_EXERCISE DETAILS_: Copy out, with no alterations, the lines below running from the one containing "Output the Python" to the one containing "legend_y = [1.111, 1.0707]", inclusive at each end; pictures are omitted.

_EXERCISE INPUTS_:
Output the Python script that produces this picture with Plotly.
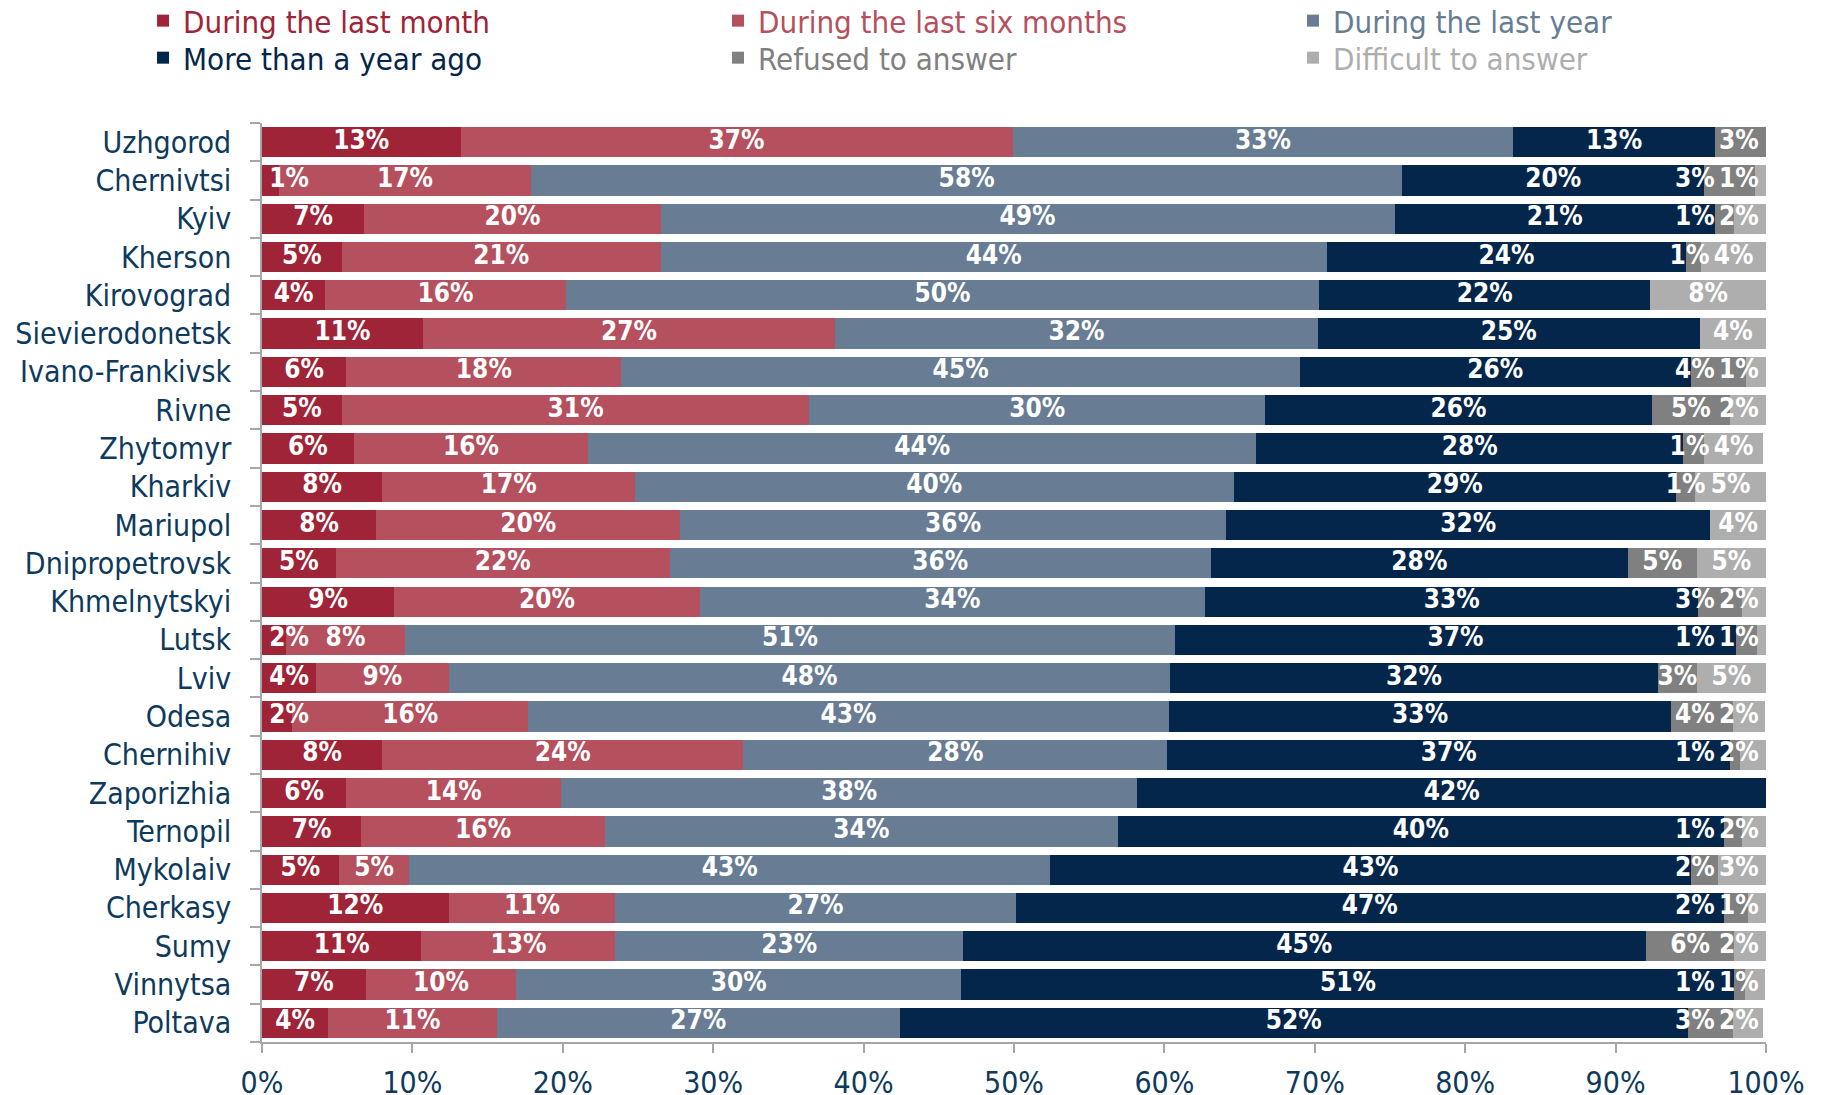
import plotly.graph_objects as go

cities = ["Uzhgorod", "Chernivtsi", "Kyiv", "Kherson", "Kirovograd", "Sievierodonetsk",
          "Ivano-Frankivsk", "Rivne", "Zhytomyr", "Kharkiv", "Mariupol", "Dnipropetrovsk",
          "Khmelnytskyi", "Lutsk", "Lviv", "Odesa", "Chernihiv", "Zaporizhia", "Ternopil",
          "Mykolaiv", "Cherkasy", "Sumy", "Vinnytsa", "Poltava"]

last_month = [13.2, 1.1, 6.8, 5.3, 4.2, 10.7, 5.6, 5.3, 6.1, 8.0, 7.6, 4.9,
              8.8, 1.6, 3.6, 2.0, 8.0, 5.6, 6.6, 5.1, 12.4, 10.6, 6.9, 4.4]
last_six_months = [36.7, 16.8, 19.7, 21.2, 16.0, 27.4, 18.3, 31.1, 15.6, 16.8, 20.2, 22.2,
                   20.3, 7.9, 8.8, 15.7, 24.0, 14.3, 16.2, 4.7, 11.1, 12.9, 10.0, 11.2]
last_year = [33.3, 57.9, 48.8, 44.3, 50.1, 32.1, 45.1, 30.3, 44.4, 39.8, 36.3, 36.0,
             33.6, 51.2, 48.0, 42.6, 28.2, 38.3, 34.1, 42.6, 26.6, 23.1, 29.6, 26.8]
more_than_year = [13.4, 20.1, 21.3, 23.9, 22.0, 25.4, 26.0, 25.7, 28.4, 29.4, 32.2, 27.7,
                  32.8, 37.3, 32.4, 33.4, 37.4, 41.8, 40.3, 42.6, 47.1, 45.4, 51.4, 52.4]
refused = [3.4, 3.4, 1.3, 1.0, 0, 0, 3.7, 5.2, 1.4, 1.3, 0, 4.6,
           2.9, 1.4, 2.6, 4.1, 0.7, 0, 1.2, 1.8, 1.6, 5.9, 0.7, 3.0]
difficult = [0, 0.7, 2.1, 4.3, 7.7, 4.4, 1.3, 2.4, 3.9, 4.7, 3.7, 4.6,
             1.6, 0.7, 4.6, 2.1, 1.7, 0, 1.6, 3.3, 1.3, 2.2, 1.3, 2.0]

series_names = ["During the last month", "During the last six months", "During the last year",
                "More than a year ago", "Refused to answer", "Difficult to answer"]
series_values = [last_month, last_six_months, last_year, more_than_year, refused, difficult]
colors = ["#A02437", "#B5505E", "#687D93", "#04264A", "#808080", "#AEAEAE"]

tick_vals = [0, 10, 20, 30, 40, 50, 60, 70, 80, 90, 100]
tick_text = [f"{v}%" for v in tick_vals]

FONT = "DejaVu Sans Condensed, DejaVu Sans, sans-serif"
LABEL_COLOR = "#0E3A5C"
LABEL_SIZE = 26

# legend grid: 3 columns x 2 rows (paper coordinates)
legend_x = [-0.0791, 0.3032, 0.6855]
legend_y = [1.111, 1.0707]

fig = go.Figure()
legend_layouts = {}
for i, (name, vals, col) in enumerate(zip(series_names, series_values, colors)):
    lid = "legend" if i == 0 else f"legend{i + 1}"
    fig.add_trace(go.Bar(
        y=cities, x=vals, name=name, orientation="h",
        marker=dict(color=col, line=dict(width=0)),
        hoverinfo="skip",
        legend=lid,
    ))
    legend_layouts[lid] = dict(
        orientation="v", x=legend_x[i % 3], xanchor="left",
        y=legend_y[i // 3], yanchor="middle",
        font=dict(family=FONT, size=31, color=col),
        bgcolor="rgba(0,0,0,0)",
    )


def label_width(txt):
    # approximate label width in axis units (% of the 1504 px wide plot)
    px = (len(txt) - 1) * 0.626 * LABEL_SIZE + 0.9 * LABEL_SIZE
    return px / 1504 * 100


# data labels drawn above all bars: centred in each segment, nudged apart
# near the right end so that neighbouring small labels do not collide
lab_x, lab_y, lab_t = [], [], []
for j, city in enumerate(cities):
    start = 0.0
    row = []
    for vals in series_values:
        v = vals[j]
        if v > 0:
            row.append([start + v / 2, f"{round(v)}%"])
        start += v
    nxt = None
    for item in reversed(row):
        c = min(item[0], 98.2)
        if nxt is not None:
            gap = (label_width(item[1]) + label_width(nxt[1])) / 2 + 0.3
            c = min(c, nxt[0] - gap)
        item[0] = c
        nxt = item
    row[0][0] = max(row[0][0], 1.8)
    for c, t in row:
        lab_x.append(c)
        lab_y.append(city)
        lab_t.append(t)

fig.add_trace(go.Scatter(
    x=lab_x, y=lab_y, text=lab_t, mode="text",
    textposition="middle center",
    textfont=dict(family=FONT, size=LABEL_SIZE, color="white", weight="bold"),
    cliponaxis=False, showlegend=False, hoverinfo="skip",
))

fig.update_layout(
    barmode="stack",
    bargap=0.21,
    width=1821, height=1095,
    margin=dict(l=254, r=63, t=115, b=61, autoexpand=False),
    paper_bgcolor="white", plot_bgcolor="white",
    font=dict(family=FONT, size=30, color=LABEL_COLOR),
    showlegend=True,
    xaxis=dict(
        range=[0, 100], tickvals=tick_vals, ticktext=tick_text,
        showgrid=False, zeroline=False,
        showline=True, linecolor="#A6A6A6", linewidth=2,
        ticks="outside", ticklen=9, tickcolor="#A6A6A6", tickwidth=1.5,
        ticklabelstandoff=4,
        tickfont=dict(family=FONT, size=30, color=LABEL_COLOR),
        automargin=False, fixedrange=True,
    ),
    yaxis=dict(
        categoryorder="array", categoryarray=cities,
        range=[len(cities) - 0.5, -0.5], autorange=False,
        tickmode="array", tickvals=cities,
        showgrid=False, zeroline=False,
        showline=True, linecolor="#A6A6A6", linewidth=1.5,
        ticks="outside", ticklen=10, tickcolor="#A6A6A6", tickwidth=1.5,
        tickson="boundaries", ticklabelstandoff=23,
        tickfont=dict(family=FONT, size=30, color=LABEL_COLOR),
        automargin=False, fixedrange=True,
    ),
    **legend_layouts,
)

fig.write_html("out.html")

==

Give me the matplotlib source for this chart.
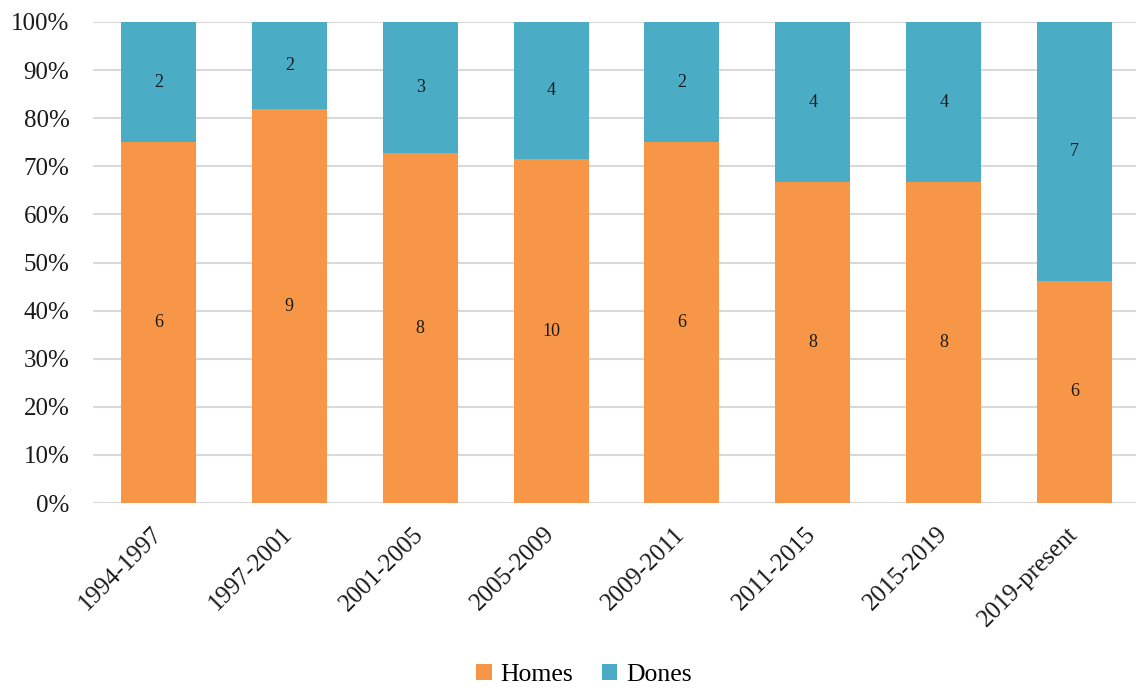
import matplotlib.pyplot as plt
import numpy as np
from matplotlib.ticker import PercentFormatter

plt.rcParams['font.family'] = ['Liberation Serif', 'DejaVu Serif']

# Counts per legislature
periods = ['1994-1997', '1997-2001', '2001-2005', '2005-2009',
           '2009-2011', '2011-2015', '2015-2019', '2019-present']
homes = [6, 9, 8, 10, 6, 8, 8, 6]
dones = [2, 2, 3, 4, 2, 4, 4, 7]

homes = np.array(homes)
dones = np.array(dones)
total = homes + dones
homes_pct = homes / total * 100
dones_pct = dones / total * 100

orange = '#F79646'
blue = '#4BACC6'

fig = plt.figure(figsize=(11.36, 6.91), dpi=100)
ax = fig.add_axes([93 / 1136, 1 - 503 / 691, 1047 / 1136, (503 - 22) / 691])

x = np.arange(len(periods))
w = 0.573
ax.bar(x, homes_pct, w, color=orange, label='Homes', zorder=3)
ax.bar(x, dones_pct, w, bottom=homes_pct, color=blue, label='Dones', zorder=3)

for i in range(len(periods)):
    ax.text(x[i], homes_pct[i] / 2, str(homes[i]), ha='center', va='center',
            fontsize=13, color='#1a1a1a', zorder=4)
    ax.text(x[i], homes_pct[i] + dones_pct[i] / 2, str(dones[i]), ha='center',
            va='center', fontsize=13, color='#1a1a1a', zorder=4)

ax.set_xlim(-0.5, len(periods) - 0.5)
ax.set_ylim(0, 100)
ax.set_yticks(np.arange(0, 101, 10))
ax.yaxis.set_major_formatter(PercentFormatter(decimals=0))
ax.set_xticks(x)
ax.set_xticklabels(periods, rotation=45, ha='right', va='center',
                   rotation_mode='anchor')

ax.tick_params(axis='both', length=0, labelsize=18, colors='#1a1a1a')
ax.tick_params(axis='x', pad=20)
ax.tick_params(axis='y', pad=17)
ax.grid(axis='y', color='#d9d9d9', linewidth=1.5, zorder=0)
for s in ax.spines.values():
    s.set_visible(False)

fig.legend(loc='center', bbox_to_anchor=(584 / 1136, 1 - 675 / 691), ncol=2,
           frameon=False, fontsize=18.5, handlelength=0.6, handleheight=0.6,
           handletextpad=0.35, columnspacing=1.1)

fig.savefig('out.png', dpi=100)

_TASK ANSWER_:
Output the Python script that produces this picture with Plotly.
import plotly.graph_objects as go

cities = ["Uzhgorod", "Chernivtsi", "Kyiv", "Kherson", "Kirovograd", "Sievierodonetsk",
          "Ivano-Frankivsk", "Rivne", "Zhytomyr", "Kharkiv", "Mariupol", "Dnipropetrovsk",
          "Khmelnytskyi", "Lutsk", "Lviv", "Odesa", "Chernihiv", "Zaporizhia", "Ternopil",
          "Mykolaiv", "Cherkasy", "Sumy", "Vinnytsa", "Poltava"]

last_month = [13.2, 1.1, 6.8, 5.3, 4.2, 10.7, 5.6, 5.3, 6.1, 8.0, 7.6, 4.9,
              8.8, 1.6, 3.6, 2.0, 8.0, 5.6, 6.6, 5.1, 12.4, 10.6, 6.9, 4.4]
last_six_months = [36.7, 16.8, 19.7, 21.2, 16.0, 27.4, 18.3, 31.1, 15.6, 16.8, 20.2, 22.2,
                   20.3, 7.9, 8.8, 15.7, 24.0, 14.3, 16.2, 4.7, 11.1, 12.9, 10.0, 11.2]
last_year = [33.3, 57.9, 48.8, 44.3, 50.1, 32.1, 45.1, 30.3, 44.4, 39.8, 36.3, 36.0,
             33.6, 51.2, 48.0, 42.6, 28.2, 38.3, 34.1, 42.6, 26.6, 23.1, 29.6, 26.8]
more_than_year = [13.4, 20.1, 21.3, 23.9, 22.0, 25.4, 26.0, 25.7, 28.4, 29.4, 32.2, 27.7,
                  32.8, 37.3, 32.4, 33.4, 37.4, 41.8, 40.3, 42.6, 47.1, 45.4, 51.4, 52.4]
refused = [3.4, 3.4, 1.3, 1.0, 0, 0, 3.7, 5.2, 1.4, 1.3, 0, 4.6,
           2.9, 1.4, 2.6, 4.1, 0.7, 0, 1.2, 1.8, 1.6, 5.9, 0.7, 3.0]
difficult = [0, 0.7, 2.1, 4.3, 7.7, 4.4, 1.3, 2.4, 3.9, 4.7, 3.7, 4.6,
             1.6, 0.7, 4.6, 2.1, 1.7, 0, 1.6, 3.3, 1.3, 2.2, 1.3, 2.0]

series_names = ["During the last month", "During the last six months", "During the last year",
                "More than a year ago", "Refused to answer", "Difficult to answer"]
series_values = [last_month, last_six_months, last_year, more_than_year, refused, difficult]
colors = ["#A02437", "#B5505E", "#687D93", "#04264A", "#808080", "#AEAEAE"]

tick_vals = [0, 10, 20, 30, 40, 50, 60, 70, 80, 90, 100]
tick_text = [f"{v}%" for v in tick_vals]

FONT = "DejaVu Sans Condensed, DejaVu Sans, sans-serif"
LABEL_COLOR = "#0E3A5C"
LABEL_SIZE = 26

# legend grid: 3 columns x 2 rows (paper coordinates)
legend_x = [-0.0791, 0.3032, 0.6855]
legend_y = [1.111, 1.0707]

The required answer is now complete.